倒是现在直愣愣地盯着他的人看起来受了不小的惊吓,那目光要把他看穿了似的,瞪得像铜铃的眼睛泛红,像是用玫瑰色涂了一圈眼影,吸气中带着鼻音,好像一出声就会滚下泪来。

他把咳嗽忍在胸腔里,缓了两口气说:“行,去医院。你多穿点,急诊室估计没有家里这么暖和。”

许逸风坐在床上稳了一会儿,确定他应该不会像刚才那样死去活来地咳嗽,飞也似地跳下床,从衣帽间扒拉出毛衣毛裤给两个人套上,然后拿围巾把陈与同的脑袋裹成了个木乃伊才出了门,伺候老佛爷似的端着他的胳膊把他请上了车。

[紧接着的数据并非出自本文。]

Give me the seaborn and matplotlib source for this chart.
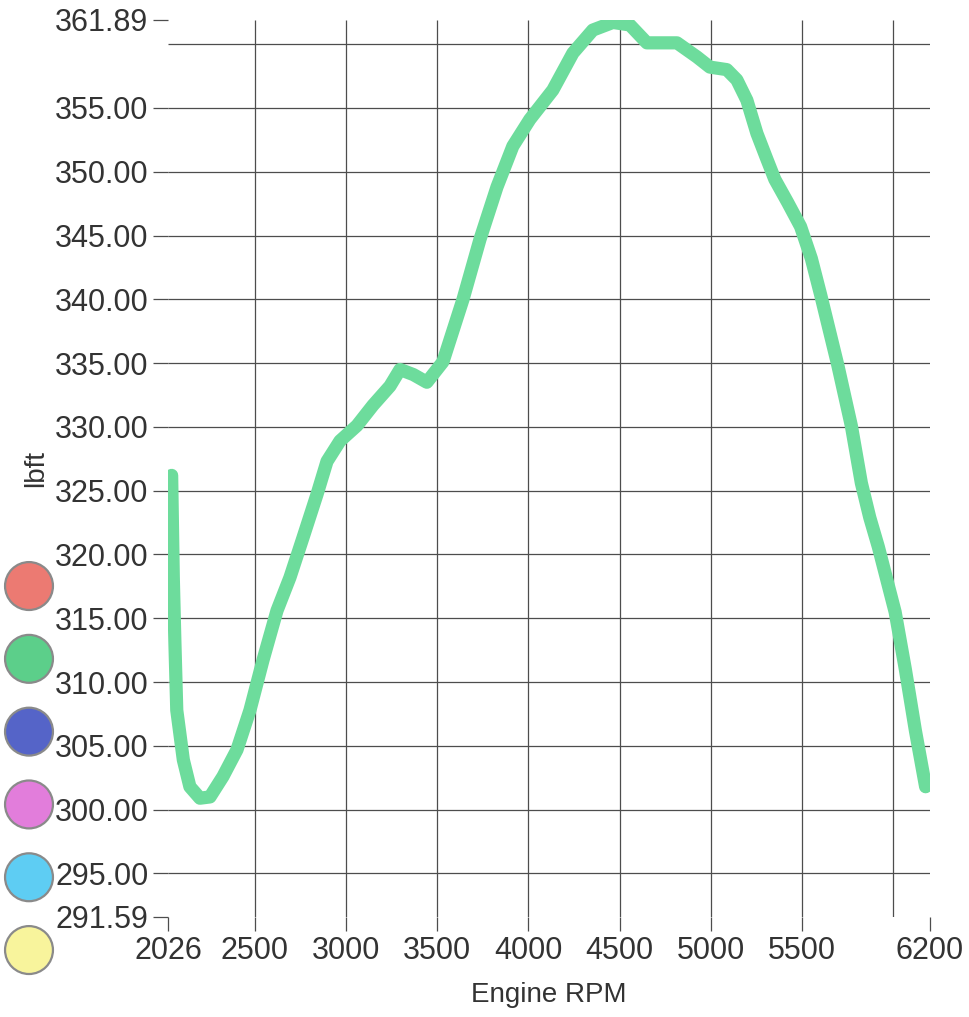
import matplotlib
matplotlib.use("Agg")
import matplotlib.pyplot as plt
import seaborn as sns

# torque curve
rpm = [2046, 2055, 2064, 2074, 2110, 2146, 2201, 2256, 2327, 2404, 2475, 2546,
       2623, 2694, 2765, 2842, 2897, 2968, 3061, 3149, 3242, 3297, 3370, 3444,
       3532, 3642, 3735, 3828, 3915, 4008, 4134, 4244, 4353, 4463, 4556, 4649,
       4814, 4923, 4994, 5087, 5142, 5197, 5252, 5306, 5350, 5420, 5491, 5550,
       5602, 5694, 5769, 5824, 5870, 5917, 6009, 6065, 6120, 6176]
lbft = [326.2, 318.2, 313.0, 307.8, 303.9, 301.8, 300.9, 301.0, 302.6, 304.7, 307.8, 311.7,
        315.6, 318.2, 321.3, 324.7, 327.3, 328.9, 330.1, 331.7, 333.2, 334.5, 334.1, 333.5,
        335.1, 340.0, 344.7, 348.8, 352.0, 354.1, 356.4, 359.3, 361.1, 361.7, 361.5, 360.1,
        360.1, 359.0, 358.2, 358.0, 357.2, 355.6, 353.0, 351.0, 349.4, 347.6, 345.7, 343.2,
        340.3, 334.9, 330.1, 325.6, 322.9, 320.6, 315.5, 311.0, 306.2, 301.8]

x_ticks = [2026, 2500, 3000, 3500, 4000, 4500, 5000, 5500, 6200]
y_ticks = [291.59, 295, 300, 305, 310, 315, 320, 325, 330, 335, 340, 345, 350, 355, 361.89]
x_grid = [2500, 3000, 3500, 4000, 4500, 5000, 5500, 6000]
y_grid = [295, 300, 305, 310, 315, 320, 325, 330, 335, 340, 345, 350, 355, 360]

run_names = ["run1", "run2", "run3", "run4", "run5", "run6"]
run_colors = ["#ec7a72", "#5ccf8a", "#5564c8", "#e27ddb", "#5ecdf3", "#f8f49c"]

sns.set_style("white")
plt.rcParams['font.family'] = ['Liberation Sans', 'DejaVu Sans']

fig = plt.figure(figsize=(9.7, 10.17), dpi=100)
ax = fig.add_axes([168 / 970, 1 - 917 / 1017, 762 / 970, 897 / 1017])

sns.lineplot(x=rpm, y=lbft, ax=ax, color="#6ddc9c", linewidth=9.5, sort=False,
             solid_capstyle="round", solid_joinstyle="round", zorder=3)

ax.set_xlim(2026, 6200)
ax.set_ylim(291.59, 361.89)

# grid lines (only at the round numbers, not at the axis ends)
ax.vlines(x_grid, 291.59, 361.89, color="#4d4d4d", linewidth=0.9, zorder=1)
ax.hlines(y_grid, 2026, 6200, color="#4d4d4d", linewidth=0.9, zorder=1)

ax.set_xticks(x_ticks)
ax.set_xticklabels([str(t) for t in x_ticks])
ax.set_yticks(y_ticks)
ax.set_yticklabels([f"{t:.2f}" for t in y_ticks])
ax.grid(False)
for s in ax.spines.values():
    s.set_visible(False)

ax.tick_params(axis="both", left=True, bottom=True, labelsize=22,
               labelcolor="#333333", color="#4d4d4d", width=0.9)
ax.tick_params(axis="y", length=11, pad=3)
ax.tick_params(axis="x", length=10, pad=4)

ax.set_xlabel("Engine RPM", fontsize=20, color="#333333")
ax.set_ylabel("lbft", fontsize=20, color="#333333")
ax.xaxis.set_label_coords(0.5, -0.072)
ax.yaxis.set_label_coords(-0.156, 0.5)

# colour key circles down the left edge
ax2 = fig.add_axes([0, 1 - 985 / 1017, 58 / 970, 435 / 1017])
sns.scatterplot(x=[0] * len(run_names), y=list(range(len(run_names))), hue=run_names,
                palette=run_colors, s=1190, edgecolor="#8a8a8a", linewidth=1.6,
                legend=False, ax=ax2, clip_on=False)
ax2.set_xlim(-1, 1)
ax2.set_ylim(5.48, -0.495)
ax2.axis("off")

fig.savefig("out.png", dpi=100)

深夜的马路上空无一人,呼啸的只有凛冽的寒风。陈与同在副驾上小声咳着,怕开车的人分心,尽最大努力忍着气管里的干痒。

朝阳医院急诊室里灯火通明,咳嗽和□□此起彼伏的,冬季感冒发烧的人本来就不少,还有些微弱的小孩的哭声和哼唧声,这些嘈杂反而让许逸风感到极大的安全感。

他把病人托付给分诊台热心的大姐之后就忙着去挂号缴费,回来的时候看到陈与同不知道从哪儿找了个口罩戴着,还递给他一个,又自责得要死,这他妈到底是谁照顾谁啊。

接诊的大夫姓了个非常少见的姓:艾。看起来跟他们差不多大,是个清爽的小伙子,大半夜的仍然挺精神,操着一口京腔:“咳几天了?转个身,把毛衣掀起来让我听听。”

话音未落顺手就把听诊器塞到陈与同背后去了,陈与同被按了两下没忍住,又咳得差点背过气,大夫倒是没太紧张,看旁边站着的许逸风涨红的脸和一脑门的汗,像是病得更严重,又问:“您又是哪儿不舒服?”

“我没事,我是他家人,陪他来的。”许逸风先是摆手又指了指坐在那的陈与同,不过大夫淡定的表情预示着陈与同应该没有他想象的那么严重。

“听着是支气管炎,先拍个片子吧,肺部没有感染的话输两天液,再吃点消炎药就好了。”大夫一边说一边在键盘上敲字,打印机吱吱地输出了两张纸,许逸风忙接过来,先问了下在哪儿拍片子,又去缴费,路过一个躺在走道里的病人,看见他家属正拿着个保温杯喂他喝水,又想起自己居然连个水杯都没带。